クロハゲワシのエサの時間まで少しあるので近くの池に行くと、カンムリカイツブリとカワアイサの群れを見ることができました。しかし期待していたコウライアイサは見られませんでした。残念!
エサ場に移動すると、キム先生が大きな袋の口をほどいて地面にエサを出していました。すでに上空には群れが広がっており、200mほど離れた場所に降りているクロハゲワシも見られます。
先生がこちらに向かって移動してくると、エサは一瞬で彼らの身体に覆い隠されてしまい、続いて降りようとする巨大な翼が、まるで音もなく空を舞う「畳」のように見えます。クロハゲワシの鳴き声に交じりカササギ、ハシブトガラスの声があたりを包み込みます。
もしこの光景を何かにたとえるならば「出水のツルの朝の採餌時間」もしくは「羅臼の海ワシクルーズ」といった所でしょうか? とにかくクロハゲワシの大群が目の前でひしめいています…。約2時間堪能したのち、私と参加者のご夫婦が韓国の教育TVのインタビューを受けるというおまけ付きでした。
昼食後はキム先生と先生の友人のバーダーの案内で海岸部へ車で移動しつつ、夕方まで鳥を探します。お目当てのズグロカモメは潮が悪くてお目にかかれませんでしたが、ダルマエナガ、ダイゼン、ハマシギ、ヨシガモ、アオアシシギ、クサシギなどを見ることができた事と、近くでツクシガモの泳ぐ姿と群れで飛ぶ姿を見られた&撮れたのは良かったです!
冬の韓国南部 4日目
朝ご飯を食べていた時は晴れていたのに、出発時間になると外には雪が積もっています。これは雪景色の中でツルやガンを楽しめる! と期待が広がりますが、進むにつれて雪が多くなり、道路にはスリップする車も!!
高速道路は塩カルが撒いてあるのか路面が出ているものの、ところどころ雪が多くなると渋滞する箇所も出てきました。何とか高速道路を降りると…今度は一般道が動かない。前方でスリップした車が何台もいてどうにもなりません。約30分で移動できた距離は100mほどだったでしょうか。ここで無理して「チュナム」へ行っても空港に戻れない可能性があるし、スリップ事故に巻き込まれる危険性もあるので、とんぼ返りで空港へ向かうことにしました。しかし、Uターンできそうな所まですら車が動きません。

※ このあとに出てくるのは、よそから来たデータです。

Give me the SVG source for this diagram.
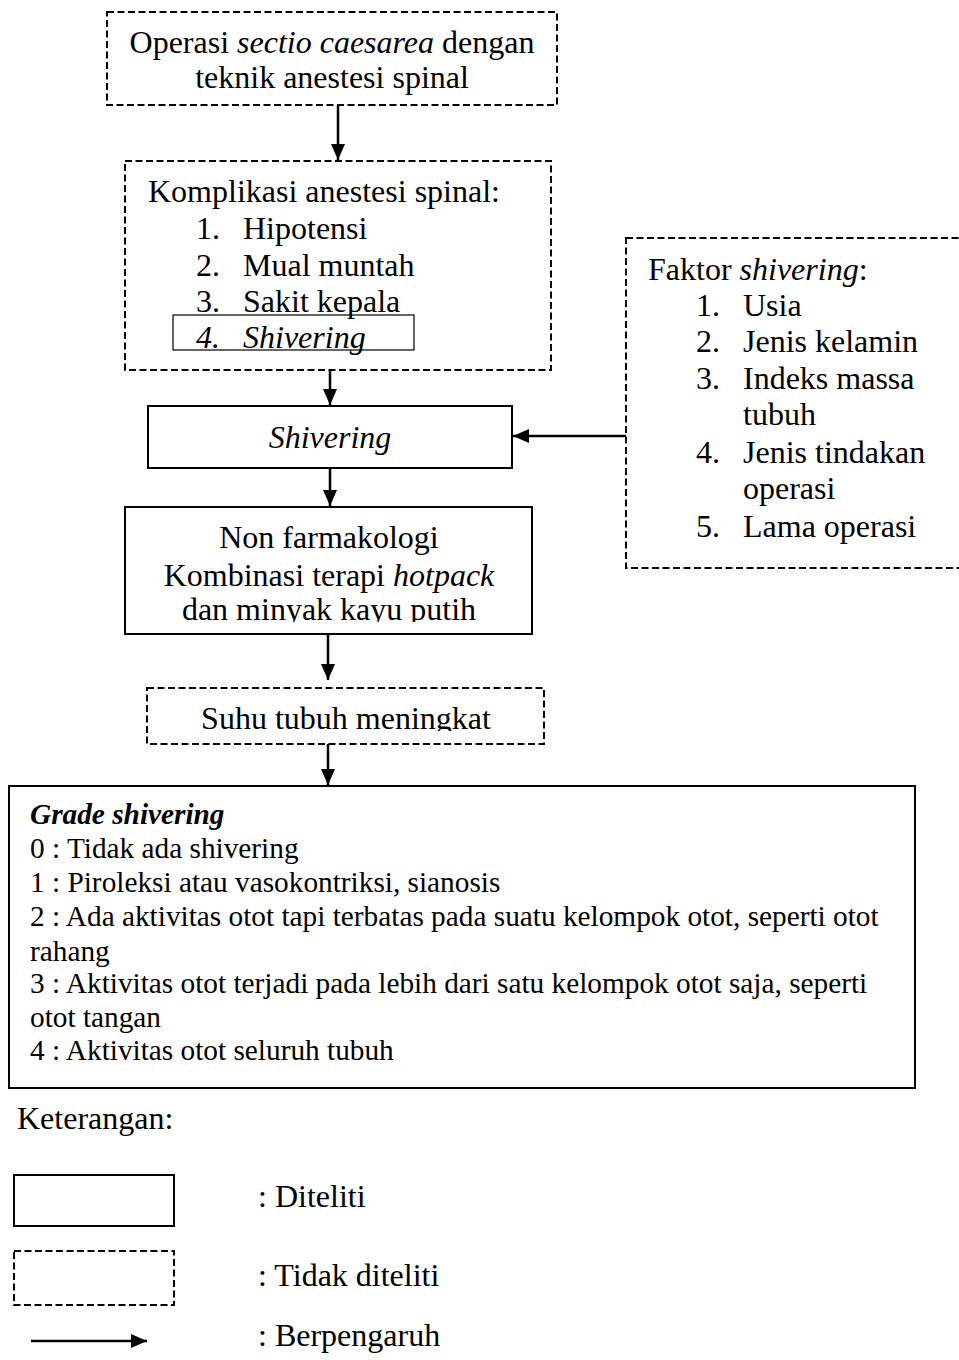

渋滞中にふと気がつくと、車の横の木の枝にダルマエナガが止まっていました。みなさんに伝えていると、続いて小さな鳥が2羽同じ場所に飛んできました。双眼鏡で見るとメジロ? もしかしたらチョウセンメジロかも? と車内は大興奮に包まれます! 写真を撮って確認すると…どうやらチョウセンメジロではなく普通のメジロでした。ちょっぴりがっかりしたものの、他にジョウビタキとスズメも確認できました。
思わぬ探鳥を楽しんだ後、約10分でラッキーにもUターンができたので高速道路に乗って空港に向かいます。釜山には雪もなく、穏やかな太陽の光が降り注いでいました。昼食とお土産を買って無事空港に到着。予想以上に早く着いてしまいましたが、安全第一です。無事に帰ることができなければ意味がありません。フライトまでの待ち時間は長かったものの、時間通り飛行機が飛び関西空港に到着。それぞれ帰路に着きました。